Das „Wiener Café Stefanie“
Sehen und gesehen werden – ein Treffpunkt der Kunstszene Münchens um 1900
Um 1900 galt das Café Stefanie in der Maxvorstadt als beliebter Treffpunkt der Bohemiens, besonders der Literat:innen und Kunstschaffenden Münchens.
„Irgendwo im Haus und im Himmel mußte ein Elektrizitätswerk sein. Die Gäste, angeschlossen an den Starkstrom, zuckten unter elektrischen Schlägen gestikulierend nach links und nach rechts und vor und von den Polsterbänken hoch, fielen ermattet zurück und schnellten mitten im Satz wieder hoch, die Augen aufgerissen im Kampf der Meinung über Kunst.“ (Frank 1963, S. 11).
Leonhard Frank beschrieb mit diesen Worten das pulsierende Innere des „Wiener Café Stefanie“. Das legendäre Kaffeehaus wurde 1895 in dem Eckhaus an der Amalienstraße / Theresienstraße eröffnet und galt als beliebter Treffpunkt der Literat:innen, Kunstschaffenden und Studierenden. Als eines der wenigen Cafés Münchens durfte es sogar bis 3 Uhr nachts geöffnet haben. Auch wenn das Gebäude bei einem Fliegerangriff am 6./7. September 1943 gänzlich zerstört wurde, bleiben die Erzählungen, Zeichnungen und Karikaturen als bleibende Erinnerungen des Cafés im Gedächtnis der Stadt verankert. Das Mobiliar glich einem von vielen Cafés im Wiener-Kaffeehaus-Stil – Spiegelwand und Holzvertäfelungen, runde Marmortische, geschwungene Thonet-Stühle und ein Billardtisch –, doch besonders die (Stamm)Gäste galten als spezifisches Charakteristikum des Café Stefanie und trugen zu seiner Beliebtheit bei. Hier fühlte sich vor allem die sogenannte Schwabinger Bohème heimisch, Personen mit einer bestimmten freigeistigen Mentalität, einem unkonventionellen Lebensstil und einer exzessiven Lebensweise. Man frequentierte regelmäßig die zahlreichen Kneipen, Kleinkunstbühnen und Cafés – allen voran das Café Stefanie – in der Maxvorstadt. Viele Künstler:innen nutzten das „Café Größenwahn“, wie das Kaffeehaus im Volksmund genannt wurde, als Wohn- und Arbeitszimmer.
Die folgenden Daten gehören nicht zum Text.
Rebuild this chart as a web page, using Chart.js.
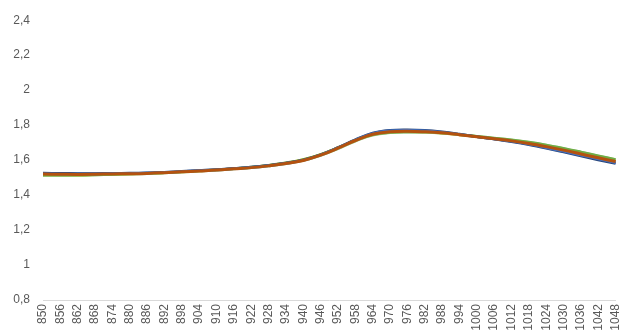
<!DOCTYPE html>
<html>
<head>
<meta charset="utf-8">
<script src="https://cdn.jsdelivr.net/npm/chart.js@4/dist/chart.umd.min.js"></script>
<style>
html,body{margin:0;padding:0;background:#fff;}
#wrap{width:634px;height:336px;}
</style>
</head>
<body>
<div id="wrap"><canvas id="c" width="634" height="336"></canvas></div>
<script>
const wavelengths = [850,856,862,868,874,880,886,892,898,904,910,916,922,928,934,940,946,952,958,964,970,976,982,988,994,1000,1006,1012,1018,1024,1030,1036,1042,1048];

const series1 = [1.522,1.521,1.520,1.521,1.523,1.524,1.526,1.530,1.535,1.540,1.545,1.552,1.559,1.569,1.582,1.600,1.630,1.671,1.716,1.753,1.768,1.771,1.768,1.760,1.748,1.734,1.721,1.707,1.690,1.671,1.650,1.628,1.606,1.585];
const series2 = [1.518,1.517,1.516,1.517,1.519,1.521,1.523,1.527,1.532,1.537,1.542,1.549,1.556,1.566,1.579,1.597,1.627,1.666,1.709,1.744,1.758,1.761,1.759,1.754,1.744,1.733,1.723,1.712,1.698,1.681,1.661,1.640,1.618,1.597];
const series3 = [1.515,1.514,1.514,1.516,1.518,1.520,1.523,1.527,1.532,1.538,1.544,1.551,1.559,1.570,1.584,1.603,1.633,1.672,1.714,1.747,1.760,1.762,1.760,1.754,1.744,1.733,1.722,1.710,1.696,1.678,1.658,1.636,1.614,1.593];
const series4 = [1.512,1.512,1.513,1.515,1.518,1.520,1.522,1.526,1.531,1.536,1.542,1.549,1.556,1.566,1.579,1.597,1.626,1.665,1.708,1.742,1.756,1.759,1.758,1.753,1.745,1.735,1.725,1.715,1.702,1.686,1.667,1.646,1.624,1.603];
const series5 = [1.524,1.523,1.522,1.522,1.523,1.524,1.526,1.529,1.534,1.539,1.544,1.551,1.558,1.568,1.581,1.599,1.629,1.669,1.713,1.750,1.765,1.768,1.765,1.758,1.746,1.733,1.721,1.708,1.692,1.674,1.653,1.631,1.609,1.588];
const series6 = [1.514,1.513,1.513,1.515,1.518,1.520,1.523,1.528,1.533,1.539,1.545,1.552,1.560,1.571,1.585,1.604,1.633,1.671,1.712,1.745,1.758,1.761,1.760,1.755,1.747,1.737,1.727,1.716,1.703,1.687,1.668,1.647,1.625,1.604];
const series7 = [1.526,1.525,1.524,1.524,1.525,1.526,1.528,1.531,1.536,1.541,1.546,1.553,1.560,1.570,1.583,1.601,1.631,1.672,1.717,1.755,1.771,1.774,1.771,1.762,1.749,1.734,1.720,1.705,1.688,1.668,1.646,1.623,1.601,1.580];
const series8 = [1.520,1.519,1.518,1.519,1.521,1.522,1.524,1.528,1.533,1.538,1.543,1.550,1.557,1.567,1.580,1.598,1.628,1.668,1.712,1.748,1.762,1.765,1.762,1.756,1.745,1.733,1.722,1.710,1.695,1.677,1.657,1.635,1.613,1.592];

// first entry is drawn on top
const seriesList = [series8, series1, series7, series6, series5, series4, series3, series2];
const seriesColors = ['#B4520F','#4472C4','#264478','#70AD47','#5B9BD5','#A9D18E','#FFC000','#A5A5A5'];
const seriesWidths = [3, 2.5, 2.5, 2.5, 2.5, 2.5, 2.5, 2.5];

const yTicks = [0.8,1,1.2,1.4,1.6,1.8,2,2.2,2.4];

const font = {family: "'Liberation Sans', Arial, sans-serif", size: 12};

new Chart(document.getElementById('c'), {
  type: 'line',
  data: {
    labels: wavelengths,
    datasets: seriesList.map((s, i) => ({
      data: s,
      borderColor: seriesColors[i],
      borderWidth: seriesWidths[i],
      pointRadius: 0,
      tension: 0.4,
      fill: false
    }))
  },
  options: {
    responsive: false,
    animation: false,
    devicePixelRatio: 1,
    layout: {autoPadding: false, padding: {top: 15, right: 4, left: 0, bottom: 0}},
    plugins: {legend: {display: false}, tooltip: {enabled: false}},
    scales: {
      x: {
        type: 'category',
        offset: false,
        grid: {display: false, drawTicks: false},
        border: {display: true, color: '#D9D9D9', width: 1},
        ticks: {
          autoSkip: false,
          maxRotation: 90,
          minRotation: 90,
          padding: 4,
          color: '#595959',
          font: font
        },
        afterFit: (s) => { s.height = 36; }
      },
      y: {
        min: 0.8,
        max: 2.4,
        afterBuildTicks: (s) => { s.ticks = yTicks.map(v => ({value: v})); },
        grid: {display: false, drawTicks: false},
        border: {display: false},
        ticks: {
          padding: 13,
          color: '#595959',
          font: font,
          callback: (v) => Number(v.toFixed(1)).toString().replace('.', ',')
        },
        afterFit: (s) => { s.width = 43; }
      }
    }
  }
});
</script>
</body>
</html>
Es war Knotenpunkt einer exzeptionellen Infrastruktur des künstlerischen Lebens: die Akademie, die Ateliers und die Museen waren ebenso nah wie Verlage, Fotograf:innen, Kunstvereine, Kunsthandlungen oder satirische Zeitschriften wie „Simplicissimus“ oder „Jugend“.
Einige Gäste im „Café Größenwahn“ waren beispielsweise die Zeichner und Karikaturisten Henry Bing, Hanns Bolz und Ernst Stern sowie die Maler:innen Lovis Corinth, Franz Marc, Paul Klee, Alfred Kubin, Marianne von Werefkin, die Schriftsteller:innen Leonhard Frank, Else Lasker-Schüler, Klabund, Heinrich Mann, Erich Mühsam, die Diseuse Marya Delvard, und die Personifikation des Bohèmelebens schlechthin – Franziska Gräfin zu Reventlow (1871–1918). Viele der Gäste kamen bei einer Melange und einem Glas Wasser im Café zum ersten Mal miteinander in Kontakt, ganze Gruppierungen und (Künstler)kreise entstanden hier. Beispielsweise traf sich die Kabarettgruppe der „Elf Scharfrichter“ im „Wiener Café Stefanie“ und auch die Mitglieder des Blauen Reiters verweilten dort.
Man hat im „Café Größenwahn“ leidenschaftlich philosophiert und debattiert, über Kunst und Literatur diskutiert sowie Schach gespielt und gezeichnet und zugleich bleibende Erinnerungen an das „Wiener Café Stefanie“ geschaffen.